## START SOURCE MATERIAL

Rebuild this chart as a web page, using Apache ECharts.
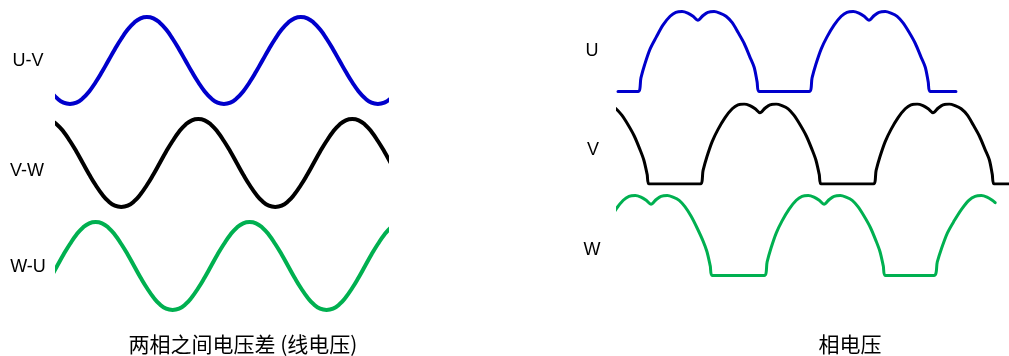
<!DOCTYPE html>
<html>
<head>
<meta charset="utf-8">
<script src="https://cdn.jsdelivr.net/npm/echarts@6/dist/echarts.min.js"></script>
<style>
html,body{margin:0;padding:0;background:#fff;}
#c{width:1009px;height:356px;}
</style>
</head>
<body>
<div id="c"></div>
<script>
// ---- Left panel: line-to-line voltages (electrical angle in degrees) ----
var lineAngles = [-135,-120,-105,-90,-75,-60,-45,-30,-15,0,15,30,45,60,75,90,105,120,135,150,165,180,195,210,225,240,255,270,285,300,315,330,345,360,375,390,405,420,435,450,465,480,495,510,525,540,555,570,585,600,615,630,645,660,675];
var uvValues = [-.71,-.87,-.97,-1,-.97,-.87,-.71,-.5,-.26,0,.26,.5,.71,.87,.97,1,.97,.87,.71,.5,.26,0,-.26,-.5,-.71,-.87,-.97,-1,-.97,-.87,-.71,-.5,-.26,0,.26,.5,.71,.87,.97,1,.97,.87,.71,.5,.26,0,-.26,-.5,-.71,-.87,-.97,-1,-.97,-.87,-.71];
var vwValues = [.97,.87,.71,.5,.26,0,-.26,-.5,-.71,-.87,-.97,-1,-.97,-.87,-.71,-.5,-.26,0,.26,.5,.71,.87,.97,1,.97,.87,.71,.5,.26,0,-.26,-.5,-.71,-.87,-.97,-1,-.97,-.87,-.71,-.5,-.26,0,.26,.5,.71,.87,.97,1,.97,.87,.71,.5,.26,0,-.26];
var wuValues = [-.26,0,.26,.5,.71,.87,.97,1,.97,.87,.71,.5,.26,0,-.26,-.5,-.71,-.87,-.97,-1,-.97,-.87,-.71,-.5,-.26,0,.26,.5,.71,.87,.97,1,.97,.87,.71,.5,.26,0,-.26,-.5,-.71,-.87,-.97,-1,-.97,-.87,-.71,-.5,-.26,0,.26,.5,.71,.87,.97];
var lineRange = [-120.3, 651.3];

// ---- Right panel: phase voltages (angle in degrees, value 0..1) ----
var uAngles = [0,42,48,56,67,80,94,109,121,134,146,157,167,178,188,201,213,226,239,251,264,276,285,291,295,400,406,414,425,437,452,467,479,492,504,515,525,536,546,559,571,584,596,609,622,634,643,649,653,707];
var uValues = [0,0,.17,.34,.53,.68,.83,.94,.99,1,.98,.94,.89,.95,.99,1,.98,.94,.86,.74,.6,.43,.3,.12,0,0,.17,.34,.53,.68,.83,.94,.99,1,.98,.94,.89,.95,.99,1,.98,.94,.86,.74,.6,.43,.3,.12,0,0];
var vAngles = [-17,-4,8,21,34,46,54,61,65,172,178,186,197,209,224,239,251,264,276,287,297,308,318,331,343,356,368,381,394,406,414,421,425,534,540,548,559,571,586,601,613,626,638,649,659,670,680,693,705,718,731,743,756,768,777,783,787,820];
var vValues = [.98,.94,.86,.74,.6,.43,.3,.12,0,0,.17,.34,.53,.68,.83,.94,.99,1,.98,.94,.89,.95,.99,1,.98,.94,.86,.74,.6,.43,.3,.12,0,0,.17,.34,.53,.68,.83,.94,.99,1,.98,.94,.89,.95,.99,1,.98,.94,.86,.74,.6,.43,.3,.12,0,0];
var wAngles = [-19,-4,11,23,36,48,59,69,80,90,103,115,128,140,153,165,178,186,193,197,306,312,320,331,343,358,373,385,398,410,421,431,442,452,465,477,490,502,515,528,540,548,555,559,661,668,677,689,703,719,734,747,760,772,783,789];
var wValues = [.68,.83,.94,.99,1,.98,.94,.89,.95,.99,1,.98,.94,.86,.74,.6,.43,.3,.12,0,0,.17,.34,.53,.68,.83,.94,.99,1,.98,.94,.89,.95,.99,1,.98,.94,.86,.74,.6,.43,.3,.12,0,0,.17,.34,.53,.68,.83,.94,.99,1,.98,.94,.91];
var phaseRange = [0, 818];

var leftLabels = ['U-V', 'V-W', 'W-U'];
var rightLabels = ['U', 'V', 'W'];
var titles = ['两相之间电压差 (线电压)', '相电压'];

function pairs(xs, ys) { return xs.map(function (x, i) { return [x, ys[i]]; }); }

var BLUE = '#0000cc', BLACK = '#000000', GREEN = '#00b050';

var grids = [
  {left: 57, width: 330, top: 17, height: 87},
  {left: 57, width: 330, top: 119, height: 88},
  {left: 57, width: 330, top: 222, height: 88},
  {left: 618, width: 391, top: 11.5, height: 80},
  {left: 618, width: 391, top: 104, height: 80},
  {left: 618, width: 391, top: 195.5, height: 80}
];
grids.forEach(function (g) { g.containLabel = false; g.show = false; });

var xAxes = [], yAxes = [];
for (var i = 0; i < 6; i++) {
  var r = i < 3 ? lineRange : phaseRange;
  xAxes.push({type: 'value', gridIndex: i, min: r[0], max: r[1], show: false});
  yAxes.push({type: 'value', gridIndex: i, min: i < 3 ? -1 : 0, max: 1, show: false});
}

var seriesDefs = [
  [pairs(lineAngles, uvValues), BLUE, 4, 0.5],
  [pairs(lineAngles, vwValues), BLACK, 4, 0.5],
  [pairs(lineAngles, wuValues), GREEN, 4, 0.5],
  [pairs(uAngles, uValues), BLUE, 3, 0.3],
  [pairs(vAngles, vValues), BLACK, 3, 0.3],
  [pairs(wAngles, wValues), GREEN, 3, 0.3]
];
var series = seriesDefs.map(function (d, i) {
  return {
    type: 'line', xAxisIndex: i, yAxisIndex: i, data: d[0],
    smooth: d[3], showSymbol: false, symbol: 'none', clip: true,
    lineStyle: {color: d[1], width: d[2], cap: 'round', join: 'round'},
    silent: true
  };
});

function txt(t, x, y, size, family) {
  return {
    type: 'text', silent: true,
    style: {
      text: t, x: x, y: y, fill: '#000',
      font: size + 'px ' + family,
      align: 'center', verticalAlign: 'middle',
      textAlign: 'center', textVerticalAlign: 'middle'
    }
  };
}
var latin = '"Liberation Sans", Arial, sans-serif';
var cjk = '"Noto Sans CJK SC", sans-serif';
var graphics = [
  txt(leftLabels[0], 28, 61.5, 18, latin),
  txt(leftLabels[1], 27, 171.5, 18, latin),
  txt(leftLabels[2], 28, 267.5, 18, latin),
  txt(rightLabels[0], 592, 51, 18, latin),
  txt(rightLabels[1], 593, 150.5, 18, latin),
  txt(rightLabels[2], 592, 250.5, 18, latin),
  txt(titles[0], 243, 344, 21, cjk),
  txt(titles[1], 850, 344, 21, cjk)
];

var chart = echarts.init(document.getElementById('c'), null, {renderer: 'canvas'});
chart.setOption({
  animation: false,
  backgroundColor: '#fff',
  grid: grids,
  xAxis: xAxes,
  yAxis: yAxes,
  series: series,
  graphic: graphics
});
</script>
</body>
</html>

## END SOURCE MATERIAL

**EXERCISE PROMPT**: Reproduce all of the material exactly, apart from the pictures.

**FINISHED TASK**:
Rebuild this chart as a web page, using Apache ECharts.
<!DOCTYPE html>
<html>
<head>
<meta charset="utf-8">
<script src="https://cdn.jsdelivr.net/npm/echarts@6/dist/echarts.min.js"></script>
<style>
html,body{margin:0;padding:0;background:#fff;}
#c{width:1009px;height:356px;}
</style>
</head>
<body>
<div id="c"></div>
<script>
// ---- Left panel: line-to-line voltages (electrical angle in degrees) ----
var lineAngles = [-135,-120,-105,-90,-75,-60,-45,-30,-15,0,15,30,45,60,75,90,105,120,135,150,165,180,195,210,225,240,255,270,285,300,315,330,345,360,375,390,405,420,435,450,465,480,495,510,525,540,555,570,585,600,615,630,645,660,675];
var uvValues = [-.71,-.87,-.97,-1,-.97,-.87,-.71,-.5,-.26,0,.26,.5,.71,.87,.97,1,.97,.87,.71,.5,.26,0,-.26,-.5,-.71,-.87,-.97,-1,-.97,-.87,-.71,-.5,-.26,0,.26,.5,.71,.87,.97,1,.97,.87,.71,.5,.26,0,-.26,-.5,-.71,-.87,-.97,-1,-.97,-.87,-.71];
var vwValues = [.97,.87,.71,.5,.26,0,-.26,-.5,-.71,-.87,-.97,-1,-.97,-.87,-.71,-.5,-.26,0,.26,.5,.71,.87,.97,1,.97,.87,.71,.5,.26,0,-.26,-.5,-.71,-.87,-.97,-1,-.97,-.87,-.71,-.5,-.26,0,.26,.5,.71,.87,.97,1,.97,.87,.71,.5,.26,0,-.26];
var wuValues = [-.26,0,.26,.5,.71,.87,.97,1,.97,.87,.71,.5,.26,0,-.26,-.5,-.71,-.87,-.97,-1,-.97,-.87,-.71,-.5,-.26,0,.26,.5,.71,.87,.97,1,.97,.87,.71,.5,.26,0,-.26,-.5,-.71,-.87,-.97,-1,-.97,-.87,-.71,-.5,-.26,0,.26,.5,.71,.87,.97];
var lineRange = [-120.3, 651.3];

// ---- Right panel: phase voltages (angle in degrees, value 0..1) ----
var uAngles = [0,42,48,56,67,80,94,109,121,134,146,157,167,178,188,201,213,226,239,251,264,276,285,291,295,400,406,414,425,437,452,467,479,492,504,515,525,536,546,559,571,584,596,609,622,634,643,649,653,707];
var uValues = [0,0,.17,.34,.53,.68,.83,.94,.99,1,.98,.94,.89,.95,.99,1,.98,.94,.86,.74,.6,.43,.3,.12,0,0,.17,.34,.53,.68,.83,.94,.99,1,.98,.94,.89,.95,.99,1,.98,.94,.86,.74,.6,.43,.3,.12,0,0];
var vAngles = [-17,-4,8,21,34,46,54,61,65,172,178,186,197,209,224,239,251,264,276,287,297,308,318,331,343,356,368,381,394,406,414,421,425,534,540,548,559,571,586,601,613,626,638,649,659,670,680,693,705,718,731,743,756,768,777,783,787,820];
var vValues = [.98,.94,.86,.74,.6,.43,.3,.12,0,0,.17,.34,.53,.68,.83,.94,.99,1,.98,.94,.89,.95,.99,1,.98,.94,.86,.74,.6,.43,.3,.12,0,0,.17,.34,.53,.68,.83,.94,.99,1,.98,.94,.89,.95,.99,1,.98,.94,.86,.74,.6,.43,.3,.12,0,0];
var wAngles = [-19,-4,11,23,36,48,59,69,80,90,103,115,128,140,153,165,178,186,193,197,306,312,320,331,343,358,373,385,398,410,421,431,442,452,465,477,490,502,515,528,540,548,555,559,661,668,677,689,703,719,734,747,760,772,783,789];
var wValues = [.68,.83,.94,.99,1,.98,.94,.89,.95,.99,1,.98,.94,.86,.74,.6,.43,.3,.12,0,0,.17,.34,.53,.68,.83,.94,.99,1,.98,.94,.89,.95,.99,1,.98,.94,.86,.74,.6,.43,.3,.12,0,0,.17,.34,.53,.68,.83,.94,.99,1,.98,.94,.91];
var phaseRange = [0, 818];

var leftLabels = ['U-V', 'V-W', 'W-U'];
var rightLabels = ['U', 'V', 'W'];
var titles = ['两相之间电压差 (线电压)', '相电压'];

function pairs(xs, ys) { return xs.map(function (x, i) { return [x, ys[i]]; }); }

var BLUE = '#0000cc', BLACK = '#000000', GREEN = '#00b050';

var grids = [
  {left: 57, width: 330, top: 17, height: 87},
  {left: 57, width: 330, top: 119, height: 88},
  {left: 57, width: 330, top: 222, height: 88},
  {left: 618, width: 391, top: 11.5, height: 80},
  {left: 618, width: 391, top: 104, height: 80},
  {left: 618, width: 391, top: 195.5, height: 80}
];
grids.forEach(function (g) { g.containLabel = false; g.show = false; });

var xAxes = [], yAxes = [];
for (var i = 0; i < 6; i++) {
  var r = i < 3 ? lineRange : phaseRange;
  xAxes.push({type: 'value', gridIndex: i, min: r[0], max: r[1], show: false});
  yAxes.push({type: 'value', gridIndex: i, min: i < 3 ? -1 : 0, max: 1, show: false});
}

var seriesDefs = [
  [pairs(lineAngles, uvValues), BLUE, 4, 0.5],
  [pairs(lineAngles, vwValues), BLACK, 4, 0.5],
  [pairs(lineAngles, wuValues), GREEN, 4, 0.5],
  [pairs(uAngles, uValues), BLUE, 3, 0.3],
  [pairs(vAngles, vValues), BLACK, 3, 0.3],
  [pairs(wAngles, wValues), GREEN, 3, 0.3]
];
var series = seriesDefs.map(function (d, i) {
  return {
    type: 'line', xAxisIndex: i, yAxisIndex: i, data: d[0],
    smooth: d[3], showSymbol: false, symbol: 'none', clip: true,
    lineStyle: {color: d[1], width: d[2], cap: 'round', join: 'round'},
    silent: true
  };
});

function txt(t, x, y, size, family) {
  return {
    type: 'text', silent: true,
    style: {
      text: t, x: x, y: y, fill: '#000',
      font: size + 'px ' + family,
      align: 'center', verticalAlign: 'middle',
      textAlign: 'center', textVerticalAlign: 'middle'
    }
  };
}
var latin = '"Liberation Sans", Arial, sans-serif';
var cjk = '"Noto Sans CJK SC", sans-serif';
var graphics = [
  txt(leftLabels[0], 28, 61.5, 18, latin),
  txt(leftLabels[1], 27, 171.5, 18, latin),
  txt(leftLabels[2], 28, 267.5, 18, latin),
  txt(rightLabels[0], 592, 51, 18, latin),
  txt(rightLabels[1], 593, 150.5, 18, latin),
  txt(rightLabels[2], 592, 250.5, 18, latin),
  txt(titles[0], 243, 344, 21, cjk),
  txt(titles[1], 850, 344, 21, cjk)
];

var chart = echarts.init(document.getElementById('c'), null, {renderer: 'canvas'});
chart.setOption({
  animation: false,
  backgroundColor: '#fff',
  grid: grids,
  xAxis: xAxes,
  yAxis: yAxes,
  series: series,
  graphic: graphics
});
</script>
</body>
</html>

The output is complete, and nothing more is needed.